Absolutely. So Connor thanks for the question. I'll, I'll take that. We started that motion last year, and it will be an expanding motion into 2022. What we have observed so far is the following. Initially, the CSM were focused due to the incidents in December 2020, on maintaining customers, supporting them, bringing them back online, in conjunction with our partners and so on. As we evolved to the second half of 2021, we became much more involved, or they became much more involved in pipeline generation activities, as well as the expand motion as you as you refer to. We expect that to continue going forward into 2021, especially in the midmarket to the enterprise motion. And what we noticed is, as you can imagine, because of the direct touch that we have with the customers, the trust that the customers have in our CSMs, the pipelines that we generate through that converts at a much higher rate than what you would normally expect a marketing lead pipe conversion to happen. So that's the significant impact that we see in both expansion and conversion as we get into 22 and beyond.
[Indiscernible] Thank you.
Sorry about that. We have time for one more question.
Your last question today comes from the line of Kirk Materne with Evercore. Your line is now open.
Hey, guys this is [Indiscernible] asking on behalf of Kirk. But thanks for taking my questions. First, Sudhakar, can you give us some more color on what gives you confidence that the licensed business can rebound in 22 in terms of like positive revenue growth? And is that just more so top of the funnel activity? Or as you mentioned, more stability in ASPs, or maybe both? And then I have a follow up.

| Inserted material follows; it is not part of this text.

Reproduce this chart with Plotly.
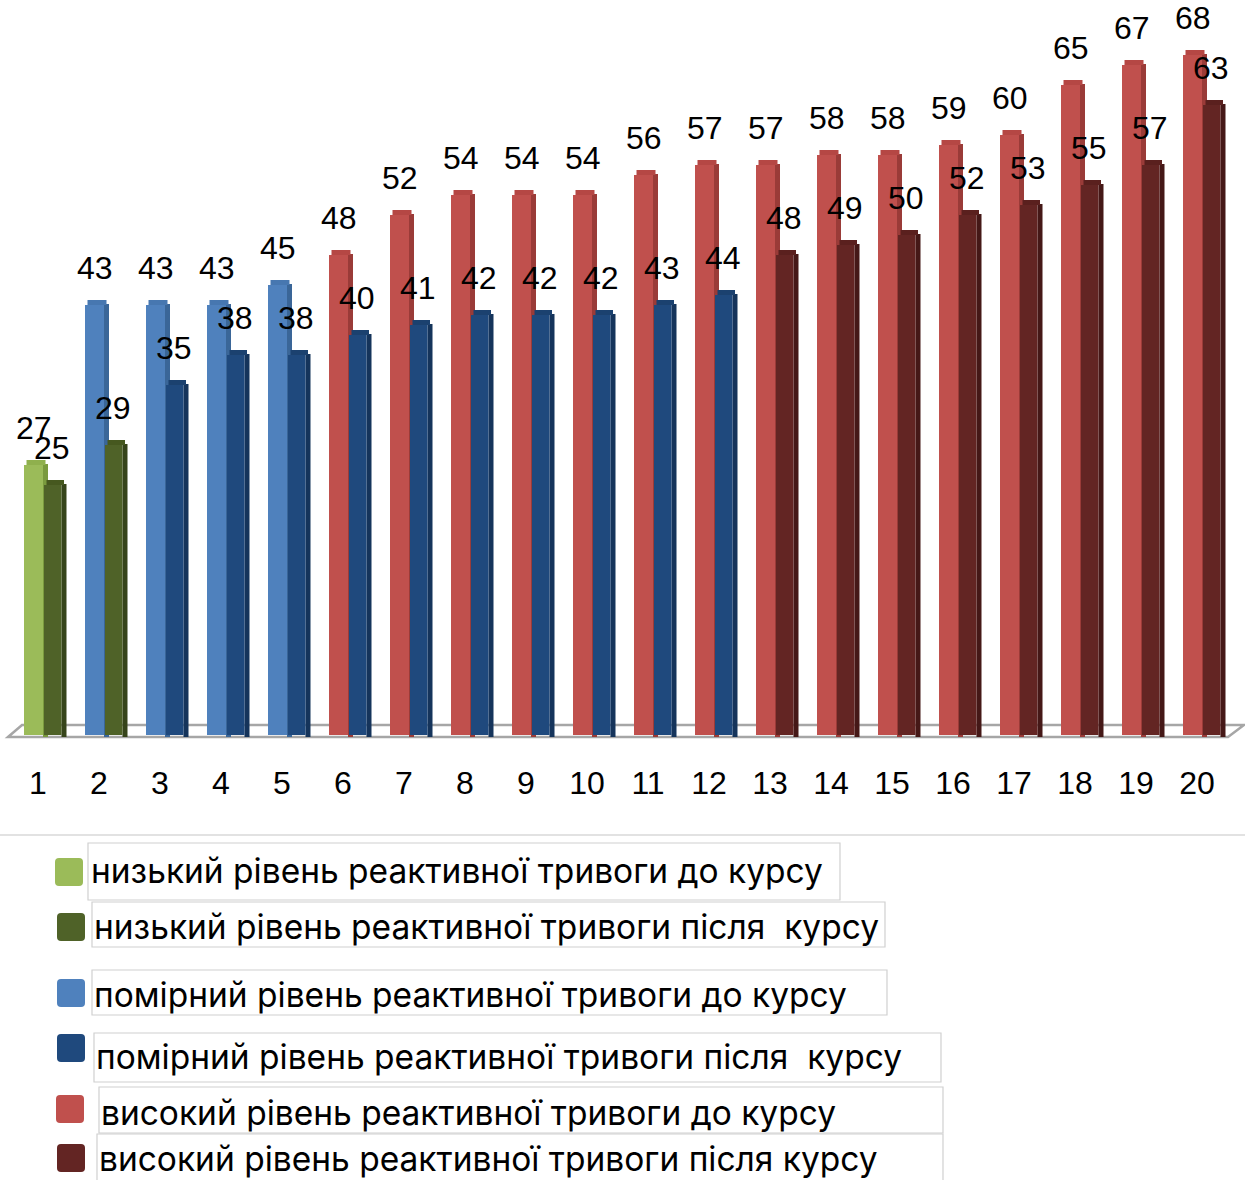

Yes definitely. So I'll remind us of what we did or didn't at the beginning of 2021, which is to serve our customers and get their environment stable. We did not engage in a lot of demands and activities for the first part of 2021. I expect 2022 to be a much more normal year, if I can call it that in terms of demand activities, conversion activities, go-to-market activities and so on. So that's one factor. The second factor is that throughout 2021, and specifically in the second half of 2021, we engaged in adding more people to our go-to-market efforts, be it in sales or in marketing across the world. So I expect to get yield out of those investments into 2022. The last thing is because of our better packaging and pricing activities, we also are seeing an uptick in ASP. So as you -- you can basically create the multiplicative effect of those three, to convince yourself that the licensed growth will happen. Obviously, the foundation remains our solutions our relevance of our solutions to our customers.
Got you, makes sense. And then, just wanted to ask a quick update on the international initiatives, specifically in Japan and Germany?
They were both, so Germany or I’ll call it broadly speaking, the dark region was always served by our inside sales motion. But more recently, I would say specifically, end of Q3 beginning of Q4, we have on the ground resources in the dark region. That is a large underpenetrated part of the overall market for us. And while early we have very strong and positive signs there. In Japan most of the activities to date have been on partner acquisition partner enablement. As you know, the motions in Japan tend to be a little bit slower but as they start flowing, they tend to sustain. So I would say we are in business development phase in Japan and revenue acceleration phase in the dark region.
Yes, thank you so much.
Thanks very much everyone who tuned in today. That concludes our fourth quarter earnings call. Have a great day.